# What the task requires
Begin with the first line below and retype each line exactly through the line containing "80, 90, 100]". Any pictures are to be left out.

# Collected material
========================================

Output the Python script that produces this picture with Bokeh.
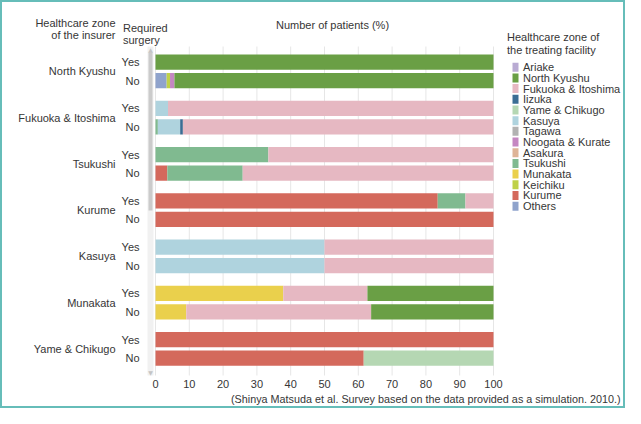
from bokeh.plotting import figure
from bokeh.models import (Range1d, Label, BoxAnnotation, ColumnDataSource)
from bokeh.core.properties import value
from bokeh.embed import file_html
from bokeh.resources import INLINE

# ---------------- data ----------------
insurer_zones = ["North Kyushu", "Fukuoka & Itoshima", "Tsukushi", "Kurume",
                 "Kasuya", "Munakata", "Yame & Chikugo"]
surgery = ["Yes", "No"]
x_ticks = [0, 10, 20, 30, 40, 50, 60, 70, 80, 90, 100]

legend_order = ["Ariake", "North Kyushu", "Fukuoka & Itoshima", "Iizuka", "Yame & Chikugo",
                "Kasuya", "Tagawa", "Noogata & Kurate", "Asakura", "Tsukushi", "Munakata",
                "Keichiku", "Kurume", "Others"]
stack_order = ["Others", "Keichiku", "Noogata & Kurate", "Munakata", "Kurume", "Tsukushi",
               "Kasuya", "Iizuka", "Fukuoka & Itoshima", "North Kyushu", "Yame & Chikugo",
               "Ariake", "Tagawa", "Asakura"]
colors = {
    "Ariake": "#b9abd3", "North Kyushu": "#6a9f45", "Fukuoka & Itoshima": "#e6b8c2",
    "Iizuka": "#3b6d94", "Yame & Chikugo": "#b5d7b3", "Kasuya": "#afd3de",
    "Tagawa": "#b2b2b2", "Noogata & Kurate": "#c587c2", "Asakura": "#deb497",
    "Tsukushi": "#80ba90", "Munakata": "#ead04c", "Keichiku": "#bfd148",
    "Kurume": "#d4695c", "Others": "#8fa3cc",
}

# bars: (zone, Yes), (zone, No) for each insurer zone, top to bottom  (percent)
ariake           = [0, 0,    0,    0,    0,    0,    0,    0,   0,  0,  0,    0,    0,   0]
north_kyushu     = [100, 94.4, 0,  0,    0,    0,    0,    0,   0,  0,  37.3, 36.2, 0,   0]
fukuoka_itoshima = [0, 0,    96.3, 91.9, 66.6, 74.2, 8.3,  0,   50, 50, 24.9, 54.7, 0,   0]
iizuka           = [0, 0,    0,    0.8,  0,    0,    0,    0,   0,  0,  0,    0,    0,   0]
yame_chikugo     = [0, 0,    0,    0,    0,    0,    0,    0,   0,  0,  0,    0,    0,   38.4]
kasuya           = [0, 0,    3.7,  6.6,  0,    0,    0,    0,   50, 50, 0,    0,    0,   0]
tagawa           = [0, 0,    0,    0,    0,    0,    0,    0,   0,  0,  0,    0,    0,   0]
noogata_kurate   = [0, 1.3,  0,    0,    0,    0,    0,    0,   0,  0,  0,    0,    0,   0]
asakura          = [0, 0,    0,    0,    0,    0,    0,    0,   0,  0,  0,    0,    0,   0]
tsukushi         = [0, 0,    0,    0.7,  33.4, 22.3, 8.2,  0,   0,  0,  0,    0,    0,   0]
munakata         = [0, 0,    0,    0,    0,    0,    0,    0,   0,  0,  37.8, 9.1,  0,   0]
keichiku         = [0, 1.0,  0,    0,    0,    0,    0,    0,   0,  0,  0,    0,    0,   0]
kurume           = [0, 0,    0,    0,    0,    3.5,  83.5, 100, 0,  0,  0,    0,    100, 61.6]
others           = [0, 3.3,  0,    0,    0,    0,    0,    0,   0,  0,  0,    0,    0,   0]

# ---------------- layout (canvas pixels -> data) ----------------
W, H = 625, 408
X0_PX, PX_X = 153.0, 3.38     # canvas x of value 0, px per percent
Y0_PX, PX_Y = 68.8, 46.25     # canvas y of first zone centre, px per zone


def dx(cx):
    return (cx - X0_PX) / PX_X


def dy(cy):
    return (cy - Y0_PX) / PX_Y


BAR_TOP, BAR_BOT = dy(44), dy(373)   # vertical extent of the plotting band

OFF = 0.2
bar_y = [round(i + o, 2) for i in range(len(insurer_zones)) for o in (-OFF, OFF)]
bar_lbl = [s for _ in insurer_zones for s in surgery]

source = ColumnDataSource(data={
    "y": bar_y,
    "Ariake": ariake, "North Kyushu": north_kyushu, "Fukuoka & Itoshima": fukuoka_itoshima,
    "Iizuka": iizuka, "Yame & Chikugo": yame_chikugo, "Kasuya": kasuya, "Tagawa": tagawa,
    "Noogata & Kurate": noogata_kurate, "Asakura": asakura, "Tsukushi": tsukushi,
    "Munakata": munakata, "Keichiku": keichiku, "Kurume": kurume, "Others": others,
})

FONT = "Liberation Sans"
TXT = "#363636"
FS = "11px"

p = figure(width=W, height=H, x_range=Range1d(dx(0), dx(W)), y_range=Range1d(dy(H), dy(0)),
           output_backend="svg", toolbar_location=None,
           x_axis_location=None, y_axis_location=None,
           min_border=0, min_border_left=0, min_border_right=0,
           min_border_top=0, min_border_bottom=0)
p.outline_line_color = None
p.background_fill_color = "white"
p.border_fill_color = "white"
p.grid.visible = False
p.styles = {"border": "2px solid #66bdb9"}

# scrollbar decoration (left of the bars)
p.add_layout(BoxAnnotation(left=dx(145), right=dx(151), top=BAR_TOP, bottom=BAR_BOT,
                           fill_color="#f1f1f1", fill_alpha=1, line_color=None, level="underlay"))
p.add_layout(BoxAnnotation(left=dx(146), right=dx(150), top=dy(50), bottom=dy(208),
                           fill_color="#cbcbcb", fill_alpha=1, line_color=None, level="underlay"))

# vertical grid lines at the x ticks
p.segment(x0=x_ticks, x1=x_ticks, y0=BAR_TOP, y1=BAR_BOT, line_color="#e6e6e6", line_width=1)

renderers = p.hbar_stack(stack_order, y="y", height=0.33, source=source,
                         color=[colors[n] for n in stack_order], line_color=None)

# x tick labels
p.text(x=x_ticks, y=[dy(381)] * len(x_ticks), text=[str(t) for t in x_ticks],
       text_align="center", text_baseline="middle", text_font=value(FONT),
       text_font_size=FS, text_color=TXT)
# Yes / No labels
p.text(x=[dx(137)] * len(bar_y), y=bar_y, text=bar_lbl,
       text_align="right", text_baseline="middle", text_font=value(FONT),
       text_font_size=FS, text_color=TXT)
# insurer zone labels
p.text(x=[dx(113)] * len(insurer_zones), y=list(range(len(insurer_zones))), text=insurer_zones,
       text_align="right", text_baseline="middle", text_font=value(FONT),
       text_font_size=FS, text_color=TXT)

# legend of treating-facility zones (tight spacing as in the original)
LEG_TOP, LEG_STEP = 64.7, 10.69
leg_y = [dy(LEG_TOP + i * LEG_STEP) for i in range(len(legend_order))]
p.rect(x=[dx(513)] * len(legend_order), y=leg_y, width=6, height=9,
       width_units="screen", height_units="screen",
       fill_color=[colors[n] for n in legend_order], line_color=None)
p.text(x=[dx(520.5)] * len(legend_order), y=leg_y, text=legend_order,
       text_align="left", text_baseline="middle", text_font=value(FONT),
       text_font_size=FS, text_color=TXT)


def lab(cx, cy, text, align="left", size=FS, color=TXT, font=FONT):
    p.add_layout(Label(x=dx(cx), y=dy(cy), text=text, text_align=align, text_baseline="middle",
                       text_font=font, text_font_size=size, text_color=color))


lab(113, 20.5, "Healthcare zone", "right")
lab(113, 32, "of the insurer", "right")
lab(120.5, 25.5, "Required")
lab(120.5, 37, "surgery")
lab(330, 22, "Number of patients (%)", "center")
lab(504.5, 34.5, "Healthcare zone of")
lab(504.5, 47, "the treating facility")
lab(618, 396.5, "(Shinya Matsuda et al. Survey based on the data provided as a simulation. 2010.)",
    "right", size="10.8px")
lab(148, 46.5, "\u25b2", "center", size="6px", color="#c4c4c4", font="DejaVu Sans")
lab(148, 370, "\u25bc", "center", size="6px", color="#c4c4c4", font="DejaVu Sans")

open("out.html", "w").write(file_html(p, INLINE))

========================================

# Result of this exercise
Output the Python script that produces this picture with Bokeh.
from bokeh.plotting import figure
from bokeh.models import (Range1d, Label, BoxAnnotation, ColumnDataSource)
from bokeh.core.properties import value
from bokeh.embed import file_html
from bokeh.resources import INLINE

# ---------------- data ----------------
insurer_zones = ["North Kyushu", "Fukuoka & Itoshima", "Tsukushi", "Kurume",
                 "Kasuya", "Munakata", "Yame & Chikugo"]
surgery = ["Yes", "No"]
x_ticks = [0, 10, 20, 30, 40, 50, 60, 70, 80, 90, 100]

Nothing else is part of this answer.